### Your task:
Answer with a single number, the count of lines holding the word "that".

(Rows from a dataset of charts and code)
== == ==
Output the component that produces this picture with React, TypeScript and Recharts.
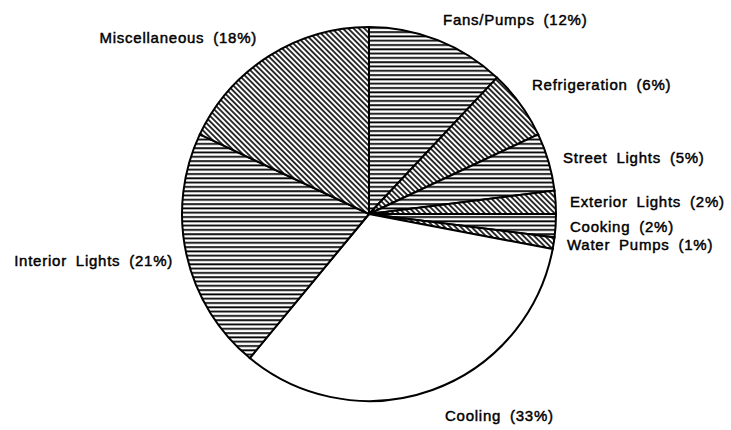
import { PieChart, Pie, Cell } from 'recharts'

// ─── Data ──────────────────────────────────────────────────────────────────
const categories = [
  'Fans/Pumps',
  'Refrigeration',
  'Street Lights',
  'Exterior Lights',
  'Cooking',
  'Water Pumps',
  'Cooling',
  'Interior Lights',
  'Miscellaneous',
]
const shares = [12, 6, 5, 2, 2, 1, 33, 21, 18]

const data = categories.map((name, i) => ({ name, value: shares[i] }))

// fill pattern per slice
const FILLS = [
  'url(#hlines)',
  'url(#dlines)',
  'url(#hlines)',
  'url(#dlines)',
  'url(#hlines)',
  'url(#dlines)',
  '#ffffff',
  'url(#hlines)',
  'url(#dlines)',
]

// label anchor relative to pie centre
const LABEL_POS = [
  { dx: 74, dy: -189, anchor: 'start' },
  { dx: 163, dy: -124, anchor: 'start' },
  { dx: 194, dy: -51, anchor: 'start' },
  { dx: 201, dy: -7, anchor: 'start' },
  { dx: 201, dy: 18, anchor: 'start' },
  { dx: 198, dy: 36, anchor: 'start' },
  { dx: 76, dy: 207, anchor: 'start' },
  { dx: -196, dy: 52, anchor: 'end' },
  { dx: -112, dy: -171, anchor: 'end' },
]

const renderLabel = (props: any) => {
  const { cx, cy, index, name, value } = props
  const p = LABEL_POS[index]
  return (
    <text
      x={cx + p.dx}
      y={cy + p.dy}
      textAnchor={p.anchor}
      fill="#000"
      stroke="#000"
      strokeWidth={0.45}
      fontSize={15}
      fontFamily="'Liberation Sans', Arial, sans-serif"
      style={{ letterSpacing: '0.75px', wordSpacing: '4px' }}
    >
      {`${name} (${value}%)`}
    </text>
  )
}

export default function App() {
  return (
    <div style={{ position: 'absolute', left: 0, top: 0, width: 731, height: 430, background: '#fff' }}>
      <PieChart width={731} height={430} margin={{ top: 0, right: 0, bottom: 0, left: 0 }}>
        <defs>
          <pattern id="hlines" patternUnits="userSpaceOnUse" width="8" height="4.3">
            <rect width="8" height="4.3" fill="#fff" />
            <line x1="0" y1="2" x2="8" y2="2" stroke="#000" strokeWidth="1.8" />
          </pattern>
          <pattern
            id="dlines"
            patternUnits="userSpaceOnUse"
            width="8"
            height="3.8"
            patternTransform="rotate(45)"
          >
            <rect width="8" height="3.8" fill="#fff" />
            <line x1="0" y1="1.9" x2="8" y2="1.9" stroke="#000" strokeWidth="1.6" />
          </pattern>
        </defs>
        <Pie
          data={data}
          dataKey="value"
          nameKey="name"
          cx={369}
          cy={214}
          outerRadius={187}
          startAngle={90}
          endAngle={-270}
          stroke="#000"
          strokeWidth={2}
          label={renderLabel}
          labelLine={false}
          isAnimationActive={false}
        >
          {data.map((d, i) => (
            <Cell key={d.name} fill={FILLS[i]} />
          ))}
        </Pie>
      </PieChart>
    </div>
  )
}
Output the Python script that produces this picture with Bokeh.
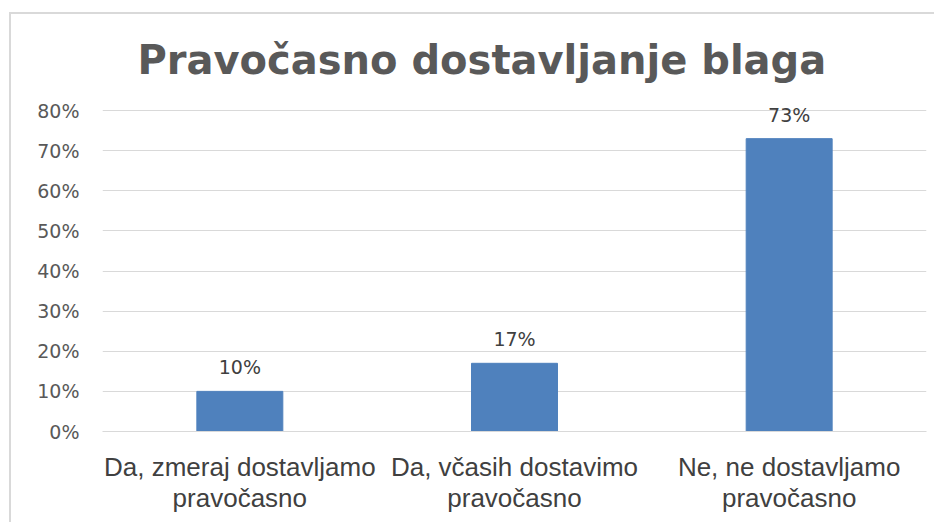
from bokeh.plotting import figure
from bokeh.models import ColumnDataSource, Title, FixedTicker, NumeralTickFormatter
from bokeh.core.properties import value
from bokeh.embed import file_html
from bokeh.resources import INLINE

categories = ["Da, zmeraj dostavljamo\npravočasno", "Da, včasih dostavimo\npravočasno", "Ne, ne dostavljamo\npravočasno"]
shares = [0.10, 0.17, 0.73]
share_labels = ["10%", "17%", "73%"]
y_ticks = [0, 0.1, 0.2, 0.3, 0.4, 0.5, 0.6, 0.7, 0.8]
title_text = "Pravočasno dostavljanje blaga"

W, H = 925, 510
p = figure(x_range=categories, y_range=(0, 0.85), width=W, height=H,
           output_backend="svg", toolbar_location=None,
           min_border_left=91, min_border_right=10, min_border_top=76, min_border_bottom=93)
p.styles = {"border-left": "2px solid #d9d9d9", "border-top": "2px solid #d9d9d9",
            "margin-left": "9px", "margin-top": "12px"}
p.outline_line_color = None
p.background_fill_color = "white"
p.border_fill_color = "white"

src = ColumnDataSource(dict(cat=categories, val=shares, lab=share_labels))
p.vbar(x="cat", top="val", width=0.313, source=src, fill_color="#4F81BD", line_color="#4F81BD")
p.text(x="cat", y="val", text="lab", source=src, text_align="center", text_baseline="alphabetic",
       y_offset=-24, text_font=value("DejaVu Sans"), text_font_size="19px", text_color="#404040")

p.yaxis.ticker = FixedTicker(ticks=y_ticks)
p.yaxis.formatter = NumeralTickFormatter(format="0%")
p.yaxis.axis_line_color = None
p.yaxis.major_tick_line_color = None
p.yaxis.minor_tick_line_color = None
p.yaxis.major_label_standoff = 17
p.yaxis.major_label_text_font = "DejaVu Sans"
p.yaxis.major_label_text_font_size = "19px"
p.yaxis.major_label_text_color = "#595959"

p.xaxis.axis_line_color = "#d9d9d9"
p.xaxis.major_tick_line_color = None
p.xaxis.minor_tick_line_color = None
p.xaxis.major_label_standoff = 14
p.xaxis.major_label_text_font = "Liberation Sans"
p.xaxis.major_label_text_font_size = "26px"
p.xaxis.major_label_text_color = "#404040"
p.xaxis.major_label_text_line_height = 1.05

p.xgrid.grid_line_color = None
p.ygrid.grid_line_color = "#d9d9d9"
p.ygrid.ticker = FixedTicker(ticks=y_ticks)

p.add_layout(Title(text=title_text, align="left", offset=35, standoff=16,
                   text_font="DejaVu Sans", text_font_size="40px", text_font_style="bold",
                   text_color="#595959"), "above")

open("out.html", "w").write(file_html(p, INLINE))
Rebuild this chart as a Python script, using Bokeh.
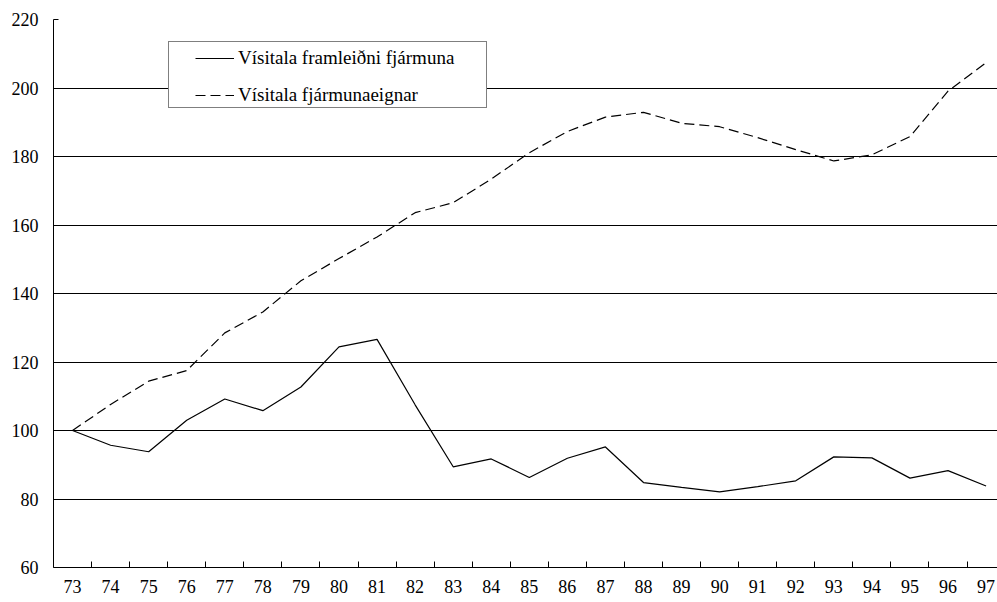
from bokeh.plotting import figure
from bokeh.models import Range1d, FixedTicker, Legend, LegendItem
from bokeh.embed import file_html
from bokeh.resources import INLINE

# ---- data ----
years = list(range(73, 98))
framleidni = [100, 95.7, 93.8, 103.0, 109.2, 105.8, 112.7, 124.4, 126.6, 107.5,
              89.4, 91.7, 86.3, 91.9, 95.2, 84.8, 83.4, 82.1, 83.6, 85.3,
              92.3, 92.0, 86.1, 88.3, 83.8]
eign = [100, 107.6, 114.4, 117.5, 128.5, 134.6, 143.7, 150.2, 156.5, 163.6,
        166.5, 173.4, 181.1, 187.3, 191.5, 192.9, 189.7, 188.7, 185.5, 182.0,
        178.7, 180.5, 185.8, 199.1, 207.4]
y_ticks = [60, 80, 100, 120, 140, 160, 180, 200, 220]
label_1 = "Vísitala framleiðni fjármuna"
label_2 = "Vísitala fjármunaeignar"

FONT = "Liberation Serif"

p = figure(width=997, height=602, output_backend="svg", toolbar_location=None,
           x_range=Range1d(72.5, 97.30), y_range=Range1d(60, 220),
           min_border_left=53, min_border_right=0, min_border_top=19,
           min_border_bottom=35)
p.outline_line_color = None
p.background_fill_color = "white"
p.border_fill_color = "white"

r1 = p.line(years, framleidni, line_color="black", line_width=1.2)
r2 = p.line(years, eign, line_color="black", line_width=1.2, line_dash="10 5")

# x axis: labels at years, ticks between years
xa = p.xaxis[0]
xa.ticker = FixedTicker(ticks=years, minor_ticks=[y + 0.5 for y in years[:-1]])
xa.major_tick_line_color = None
xa.major_tick_in = 0
xa.major_tick_out = 0
xa.minor_tick_in = 6
xa.minor_tick_out = 0
xa.minor_tick_line_color = "black"
xa.axis_line_color = "black"
xa.major_label_text_font = FONT
xa.major_label_text_font_size = "18px"
xa.major_label_text_color = "black"
xa.major_label_standoff = 12

ya = p.yaxis[0]
ya.ticker = FixedTicker(ticks=y_ticks)
ya.minor_tick_line_color = None
ya.major_tick_in = 5
ya.major_tick_out = 0
ya.major_tick_line_color = "black"
ya.axis_line_color = "black"
ya.major_label_text_font = FONT
ya.major_label_text_font_size = "18px"
ya.major_label_text_color = "black"
ya.major_label_standoff = 15

p.xgrid.grid_line_color = None
p.ygrid.ticker = FixedTicker(ticks=y_ticks)
p.ygrid.grid_line_color = "black"
p.ygrid.grid_line_width = 1

# legend frame (border box)
frame_leg = Legend(items=[LegendItem(label=" ", renderers=[r1])],
                   location=(115, 459), orientation="vertical",
                   padding=0, spacing=0, margin=0,
                   glyph_width=0, glyph_height=65, label_width=317, label_height=65,
                   label_standoff=0,
                   border_line_color="black", border_line_width=1,
                   background_fill_color="white", background_fill_alpha=1,
                   label_text_font_size="1px")
p.add_layout(frame_leg)

leg = Legend(items=[LegendItem(label=label_1, renderers=[r1]),
                    LegendItem(label=label_2, renderers=[r2])],
             location=(142, 461), orientation="vertical",
             padding=0, spacing=15, margin=0,
             glyph_width=39, glyph_height=22, label_height=22,
             label_standoff=4,
             border_line_color=None, background_fill_alpha=0,
             label_text_font=FONT, label_text_font_size="19px",
             label_text_color="black")
p.add_layout(leg)

open("out.html", "w").write(file_html(p, INLINE))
== == ==
### Answer:
2